## RECORDED DATA
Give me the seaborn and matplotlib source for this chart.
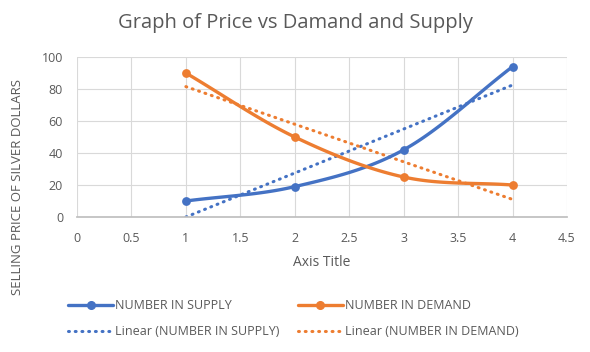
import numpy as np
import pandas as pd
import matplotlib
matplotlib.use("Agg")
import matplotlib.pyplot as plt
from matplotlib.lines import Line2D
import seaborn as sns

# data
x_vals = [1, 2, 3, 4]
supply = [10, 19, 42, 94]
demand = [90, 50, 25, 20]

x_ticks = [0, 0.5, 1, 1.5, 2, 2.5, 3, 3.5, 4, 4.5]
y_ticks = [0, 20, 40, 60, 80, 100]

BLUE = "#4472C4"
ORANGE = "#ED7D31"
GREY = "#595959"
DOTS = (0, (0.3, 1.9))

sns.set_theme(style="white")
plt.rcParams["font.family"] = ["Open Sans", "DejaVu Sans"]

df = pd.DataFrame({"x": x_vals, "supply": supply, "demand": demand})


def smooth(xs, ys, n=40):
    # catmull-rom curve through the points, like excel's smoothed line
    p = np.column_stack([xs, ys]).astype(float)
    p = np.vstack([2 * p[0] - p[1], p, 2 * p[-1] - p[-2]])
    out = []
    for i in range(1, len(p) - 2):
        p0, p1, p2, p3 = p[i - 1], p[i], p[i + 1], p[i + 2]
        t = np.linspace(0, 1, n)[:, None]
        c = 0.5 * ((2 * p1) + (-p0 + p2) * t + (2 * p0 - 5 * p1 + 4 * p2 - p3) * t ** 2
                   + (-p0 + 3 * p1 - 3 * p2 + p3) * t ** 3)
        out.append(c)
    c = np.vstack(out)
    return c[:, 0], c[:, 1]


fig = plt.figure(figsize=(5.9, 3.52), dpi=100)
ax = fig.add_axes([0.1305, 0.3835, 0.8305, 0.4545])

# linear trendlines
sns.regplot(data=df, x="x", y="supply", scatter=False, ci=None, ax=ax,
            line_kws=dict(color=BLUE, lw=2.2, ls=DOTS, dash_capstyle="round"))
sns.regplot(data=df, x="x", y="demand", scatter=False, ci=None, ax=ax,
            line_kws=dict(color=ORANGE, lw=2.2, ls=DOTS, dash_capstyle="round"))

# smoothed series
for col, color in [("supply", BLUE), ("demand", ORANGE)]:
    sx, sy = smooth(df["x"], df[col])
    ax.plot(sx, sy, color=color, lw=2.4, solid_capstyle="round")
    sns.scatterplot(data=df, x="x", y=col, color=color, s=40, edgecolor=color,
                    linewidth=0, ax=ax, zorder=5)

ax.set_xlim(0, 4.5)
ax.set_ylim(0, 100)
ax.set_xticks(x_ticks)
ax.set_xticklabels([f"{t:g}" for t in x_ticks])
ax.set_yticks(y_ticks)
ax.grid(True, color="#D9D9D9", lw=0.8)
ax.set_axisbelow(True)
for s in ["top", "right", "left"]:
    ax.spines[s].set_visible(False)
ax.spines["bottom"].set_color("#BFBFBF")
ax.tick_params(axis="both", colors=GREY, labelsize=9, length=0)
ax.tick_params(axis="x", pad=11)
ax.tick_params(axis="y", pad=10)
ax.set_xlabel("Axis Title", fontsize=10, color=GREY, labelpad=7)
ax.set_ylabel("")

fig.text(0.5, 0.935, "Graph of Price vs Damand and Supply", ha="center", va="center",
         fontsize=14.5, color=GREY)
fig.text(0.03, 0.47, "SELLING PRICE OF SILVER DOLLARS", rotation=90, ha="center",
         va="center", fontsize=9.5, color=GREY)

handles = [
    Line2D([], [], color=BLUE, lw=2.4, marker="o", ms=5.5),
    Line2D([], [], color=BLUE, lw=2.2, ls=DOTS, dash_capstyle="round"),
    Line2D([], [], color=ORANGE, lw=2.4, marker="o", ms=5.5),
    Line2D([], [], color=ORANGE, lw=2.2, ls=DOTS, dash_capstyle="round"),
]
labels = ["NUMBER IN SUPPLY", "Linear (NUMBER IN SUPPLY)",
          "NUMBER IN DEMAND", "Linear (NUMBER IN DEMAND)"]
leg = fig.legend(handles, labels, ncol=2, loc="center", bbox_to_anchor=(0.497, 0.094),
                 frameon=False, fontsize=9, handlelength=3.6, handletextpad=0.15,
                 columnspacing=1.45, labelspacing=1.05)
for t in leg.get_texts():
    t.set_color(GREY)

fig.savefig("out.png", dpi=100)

* * *

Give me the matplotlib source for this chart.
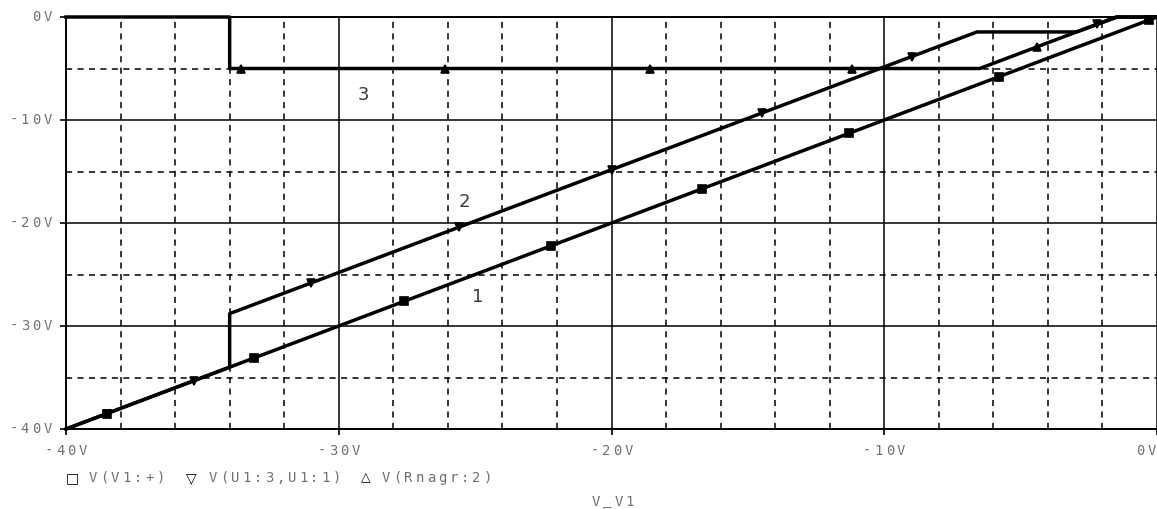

## DIRECTIONS FOR THIS TASK
From the records above, pull out each line that has "source".

## COMPLETE ANSWER
Give me the seaborn and matplotlib source for this chart.
Give me the matplotlib source for this chart.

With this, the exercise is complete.